Best Race Types for the GR GT Prototype
Road racing: S-tier. This is what the car was built for, and it shows. The GR GT is top-tier in S1 road racing, especially on tracks with long sweepers where the aero works hardest. Street scene: A-tier. The suspension is stiff but not unbearable on rough roads — you'll feel the bumps but the car stays composed. Drag: C-tier. RWD with moderate power and no launch control means you'll get walked by AWD cars. Drift: D-tier. Too much grip, too much aero, and a chassis designed to prevent exactly this. Rally: D-tier. Low ride height, stiff suspension, and RWD on dirt is a disaster recipe.
Tuning Share Codes
The GR GT Prototype has a small but passionate tuning community. Most builds focus on maximizing cornering performance for S1 road racing, which is exactly where this car shines. Share your codes below — I'm especially interested in setups that balance the S2 power with the chassis's natural cornering ability.
Common Tuning Mistakes
Treating it like a road car. The GR GT is a race car with number plates. If you tune the suspension like a Supra (soft springs, moderate damping), the aero will overwhelm the chassis and the car will feel vague and unpredictable at speed. Accept the stiffness — it's there for a reason.

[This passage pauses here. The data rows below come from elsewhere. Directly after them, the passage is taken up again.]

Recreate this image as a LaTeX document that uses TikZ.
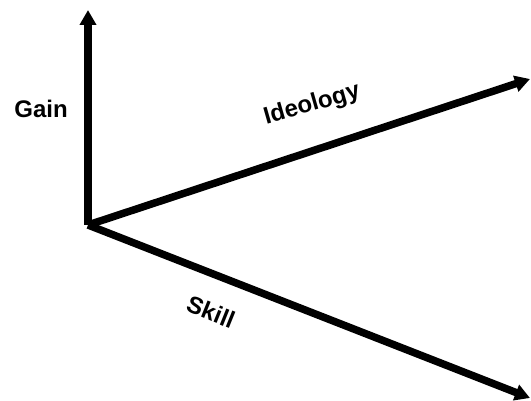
\documentclass[tikz,border=0pt]{standalone}
\usepackage{fontspec}
\setmainfont{Liberation Sans}
\usetikzlibrary{arrows.meta}

\begin{document}
\begin{tikzpicture}[
    x=1pt, y=-1pt,
    axis/.style={-{Triangle[length=15pt, width=16pt]}, line width=7.5pt},
    axislabel/.style={font=\fontsize{24}{28}\selectfont\bfseries, inner sep=0pt}
]
\useasboundingbox (0,0) rectangle (531,401);
\coordinate (origin) at (88,225);
\coordinate (gaintip) at (88,10);
\coordinate (ideotip) at (530,79);
\coordinate (skilltip) at (530,398);
\draw[axis] (origin) -- (gaintip);
\draw[axis] (origin) -- (ideotip);
\draw[axis] (origin) -- (skilltip);
\node[axislabel] (gain) at (41,109) {Gain};
\node[axislabel, rotate=16] (ideology) at (312,105) {Ideology};
\node[axislabel, rotate=-22] (skill) at (211,312) {Skill};
\end{tikzpicture}
\end{document}
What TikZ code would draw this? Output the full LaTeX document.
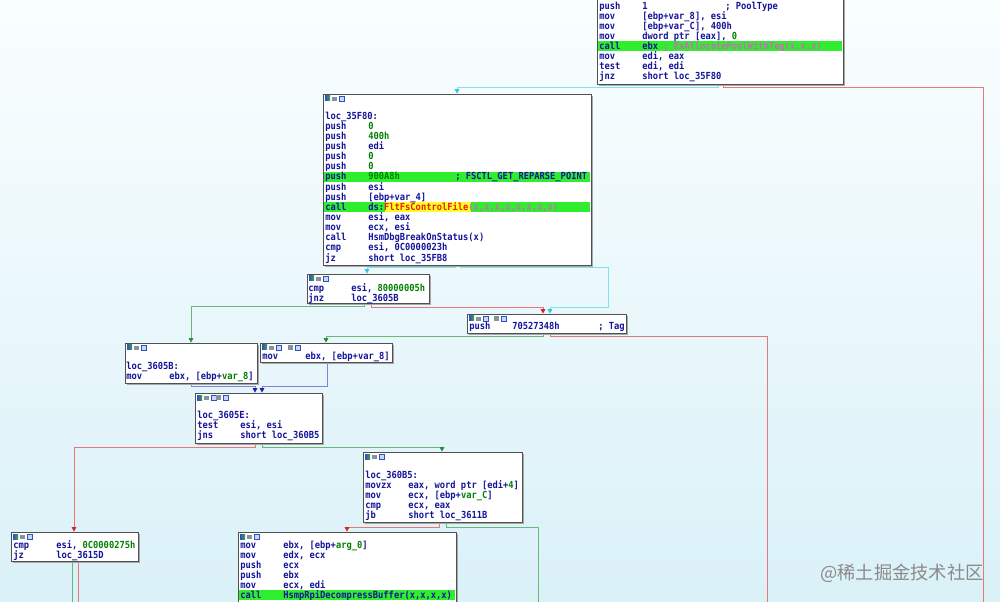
\documentclass[tikz,border=0pt]{standalone}
\usepackage{fontspec}
\usetikzlibrary{fit,arrows.meta,shadows}
\newfontfamily\asmfont{DejaVu Sans Mono}[FakeStretch=0.9]
\newfontfamily\cjkfont{Noto Sans CJK SC}
\definecolor{navy}{HTML}{14149A}
\definecolor{numgreen}{HTML}{008000}
\definecolor{hlgreen}{HTML}{2EEE2E}
\definecolor{impink}{HTML}{D068C0}
\definecolor{fnred}{HTML}{F01818}
\definecolor{hlyellow}{HTML}{FFFF20}
\definecolor{bordergray}{HTML}{505050}
\definecolor{shadowgray}{HTML}{A8A8A8}
\definecolor{cyanline}{HTML}{80E4F0}
\definecolor{cyantip}{HTML}{30C8E0}
\definecolor{redline}{HTML}{E87878}
\definecolor{redtip}{HTML}{E02020}
\definecolor{greenline}{HTML}{68B878}
\definecolor{greentip}{HTML}{209040}
\definecolor{blueline}{HTML}{8080E8}
\definecolor{bluetip}{HTML}{2020B0}
\definecolor{bgtop}{HTML}{FAFEFF}
\definecolor{bgbot}{HTML}{DAF1F8}
\definecolor{wmgray}{HTML}{8A8A8A}
\definecolor{iconblue}{HTML}{3050C0}
\definecolor{icongreen}{HTML}{40A050}
\definecolor{icongray}{HTML}{8890A0}
\definecolor{iconlight}{HTML}{C8D8F8}
\pgfdeclarelayer{bg}
\pgfdeclarelayer{edges}
\pgfsetlayers{bg,edges,main}
\newcounter{asmln}
\newcommand\al[3]{\stepcounter{asmln}\node[asm] (t\arabic{asmln}) at (#1,{#2+3.2}) {#3};}
\newcommand\op[2]{\makebox[32.25pt][l]{#1}#2}
\newcommand\nm[1]{\textcolor{numgreen}{#1}}
\newcommand\icons[2]{%
  \fill[left color=iconblue, right color=icongreen] (#1+2,#2+2) rectangle (#1+7,#2+7);
  \fill[icongray] (#1+9,#2+3) rectangle (#1+14,#2+7);
  \draw[iconblue, line width=0.4pt, fill=iconlight] (#1+16,#2+2) rectangle (#1+21,#2+7);}
\newcommand\xicons[2]{%
  \fill[icongray] (#1,#2+2) rectangle (#1+5,#2+7);
  \draw[iconblue, line width=0.4pt, fill=iconlight] (#1+7,#2+2) rectangle (#1+12,#2+7);}
\tikzset{
  block/.style={draw=bordergray, line width=0.5pt, fill=white, inner sep=0pt,
    drop shadow={shadow xshift=1.5pt, shadow yshift=-1.5pt, fill=shadowgray, opacity=1}},
  asm/.style={anchor=base west, inner sep=0pt, text=navy,
    font=\asmfont\bfseries\fontsize{7.3}{7.5}\selectfont},
  tipc/.style={-{Triangle[width=3.4pt,length=3.4pt,color=#1,fill=#1]}},
  cyedge/.style={draw=cyanline, line width=0.75pt, tipc=cyantip},
  rdedge/.style={draw=redline, line width=0.75pt, tipc=redtip},
  gnedge/.style={draw=greenline, line width=0.75pt, tipc=greentip},
  bledge/.style={draw=blueline, line width=0.75pt, tipc=bluetip},
  rdfree/.style={draw=redline, line width=0.75pt},
  gnfree/.style={draw=greenline, line width=0.75pt},
  hl/.style={fill=hlgreen},
}
\begin{document}
\begin{tikzpicture}[x=0.75pt,y=-0.75pt]
\useasboundingbox (0,0) rectangle (1000,602);
\begin{pgfonlayer}{bg}
\fill[top color=bgtop, bottom color=bgbot] (0,0) rectangle (1000,602);
\end{pgfonlayer}

% blocks
\node[block, fit={(597,-20) (843,84)}] (b1) {};
\node[block, fit={(323,94) (591,265)}] (b2) {};
\node[block, fit={(307,274) (429,303)}] (b3) {};
\node[block, fit={(467,314) (626,333)}] (b4) {};
\node[block, fit={(125,343) (257,383)}] (b5) {};
\node[block, fit={(260,343) (392,362)}] (b6) {};
\node[block, fit={(195,393) (322,443)}] (b7) {};
\node[block, fit={(363,452) (522,522)}] (b8) {};
\node[block, fit={(11,532) (138,561)}] (b9) {};
\node[block, fit={(238,532) (456,640)}] (b10) {};

% highlights
\fill[hl] (598,41) rectangle (842,51);
\fill[hl] (324,171.8) rectangle (590,181.8);
\fill[hl] (324,202.3) rectangle (590,212.3);
\fill[hlyellow] (385,202.3) rectangle (471,212.3);
\fill[hl] (239,590) rectangle (455,600);

% icons
\icons{323}{94}\icons{307}{274}\icons{467}{314}\xicons{494}{314}
\icons{125}{343}\icons{260}{343}\xicons{288}{343}
\icons{195}{393}\xicons{216}{393}\icons{363}{452}\icons{11}{532}\icons{238}{532}

% block 1
\al{599}{6}{\op{push}{1}}
\al{725}{6}{; PoolType}
\al{599}{16}{\op{mov}{[ebp+var\_8], esi}}
\al{599}{26}{\op{mov}{[ebp+var\_C], 400h}}
\al{599}{36}{\op{mov}{dword ptr [eax], \nm{0}}}
\al{599}{46}{\op{call}{ebx \textcolor{impink}{; ExAllocatePoolWithTag(x,x,x)}}}
\al{599}{56}{\op{mov}{edi, eax}}
\al{599}{66}{\op{test}{edi, edi}}
\al{599}{76}{\op{jnz}{short loc\_35F80}}

% block 2
\begin{scope}
\clip (323,94) rectangle (591,265);
\al{325}{116}{loc\_35F80:}
\al{325}{126.1}{\op{push}{\nm{0}}}
\al{325}{136.3}{\op{push}{\nm{400h}}}
\al{325}{146.4}{\op{push}{edi}}
\al{325}{156.6}{\op{push}{\nm{0}}}
\al{325}{166.7}{\op{push}{\nm{0}}}
\al{325}{176.8}{\op{push}{\nm{900A8h}}}
\al{455}{176.8}{; FSCTL\_GET\_REPARSE\_POINT}
\al{325}{187}{\op{push}{esi}}
\al{325}{197.1}{\op{push}{[ebp+var\_4]}}
\al{325}{207.3}{\op{call}{ds:\textcolor{fnred}{FltFsControlFile}\textcolor{impink}{(x,x,x,x,x,x,x,x)}}}
\al{325}{217.4}{\op{mov}{esi, eax}}
\al{325}{227.5}{\op{mov}{ecx, esi}}
\al{325}{237.7}{\op{call}{HsmDbgBreakOnStatus(x)}}
\al{325}{247.8}{\op{cmp}{esi, 0C0000023h}}
\al{325}{258}{\op{jz}{short loc\_35FB8}}
\end{scope}

% block 3
\al{308}{288}{\op{cmp}{esi, \nm{80000005h}}}
\al{308}{298}{\op{jnz}{loc\_3605B}}
% block 4
\al{469}{326}{\op{push}{70527348h}}
\al{598}{326}{; Tag}
% block 5
\al{126}{366}{loc\_3605B:}
\al{126}{376}{\op{mov}{ebx, [ebp+\nm{var\_8}]}}
% block 6
\al{262}{356}{\op{mov}{ebx, [ebp+var\_8]}}
% block 7
\al{197}{415}{loc\_3605E:}
\al{197}{425}{\op{test}{esi, esi}}
\al{197}{435}{\op{jns}{short loc\_360B5}}
% block 8
\al{365}{475}{loc\_360B5:}
\al{365}{485}{\op{movzx}{eax, word ptr [edi+\nm{4}]}}
\al{365}{495}{\op{mov}{ecx, [ebp+\nm{var\_C}]}}
\al{365}{505}{\op{cmp}{ecx, eax}}
\al{365}{515}{\op{jb}{short loc\_3611B}}
% block 9
\al{13}{545}{\op{cmp}{esi, \nm{0C0000275h}}}
\al{13}{555}{\op{jz}{loc\_3615D}}
% block 10
\al{240}{545}{\op{mov}{ebx, [ebp+\nm{arg\_0}]}}
\al{240}{555}{\op{mov}{edx, ecx}}
\al{240}{565}{\op{push}{ecx}}
\al{240}{575}{\op{push}{ebx}}
\al{240}{585}{\op{mov}{ecx, edi}}
\al{240}{595}{\op{call}{HsmpRpiDecompressBuffer(x,x,x,x)}}

% free ends
\coordinate (r1) at (983,610);
\coordinate (r2) at (767,610);
\coordinate (g1) at (538,610);
\coordinate (g2) at (72,610);
\coordinate (r3) at (78,610);

\begin{pgfonlayer}{edges}
\draw[cyedge] (b1.south -| 718,0) -- (718,88) -| (b2.north -| 457,0);
\draw[rdfree] (b1.south -| 723,0) -- (723,88) -| (r1);
\draw[cyedge] (b2.south -| 455,0) -- (455,268) -| (b3.north -| 367,0);
\draw[cyedge] (b2.south -| 460,0) -- (460,268) -| (608,308) -| (b4.north -| 550,0);
\draw[gnedge] (b3.south -| 364,0) -- (364,307) -| (b5.north -| 191,0);
\draw[rdedge] (b3.south -| 371,0) -- (371,308) -| (b4.north -| 543,0);
\draw[gnedge] (b4.south -| 543,0) -- (543,337) -| (b6.north -| 326,0);
\draw[rdfree] (b4.south -| 550,0) -- (550,337) -| (r2);
\draw[bledge] (b5.south -| 191,0) -- (191,387) -| (b7.north -| 255,0);
\draw[bledge] (b6.south -| 327,0) -- (327,387) -| (b7.north -| 262,0);
\draw[rdedge] (b7.south -| 255,0) -- (255,447) -| (b9.north -| 74,0);
\draw[gnedge] (b7.south -| 262,0) -- (262,447) -| (b8.north -| 442,0);
\draw[rdedge] (b8.south -| 439,0) -- (439,527) -| (b10.north -| 347,0);
\draw[gnfree] (b8.south -| 446,0) -- (446,527) -| (g1);
\draw[gnfree] (b9.south -| 72,0) -- (g2);
\draw[rdfree] (b9.south -| 78,0) -- (r3);
\end{pgfonlayer}

\node[font=\cjkfont\fontsize{13.7}{14}\selectfont, text=wmgray, inner sep=0pt] (wm) at (902,573) {@稀土掘金技术社区};
\end{tikzpicture}
\end{document}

Over-revving the V8. The 5.0L V8 sounds glorious at 9,000 RPM, but peak power is at 8,500 and torque falls off after 7,500. There's no benefit to holding gears past 8,500 RPM — you're just making noise. Shift at 8,500 and use the meaty mid-range for corner exit.
Neglecting the aero balance. The GR GT's front splitter is fixed but the rear wing is adjustable. Running too little rear downforce (below 55%) makes the car unstable above 250 km/h — the rear gets light and wanders. Running too much (above 85%) kills top speed without proportional cornering gains. 80% is the sweet spot.
Running too much rear toe-out. The GR GT rotates well enough on its own. Adding rear toe-out to a car with this much mechanical grip just makes it snap-oversteer without warning. Keep at least 0.1 degrees of rear toe-in.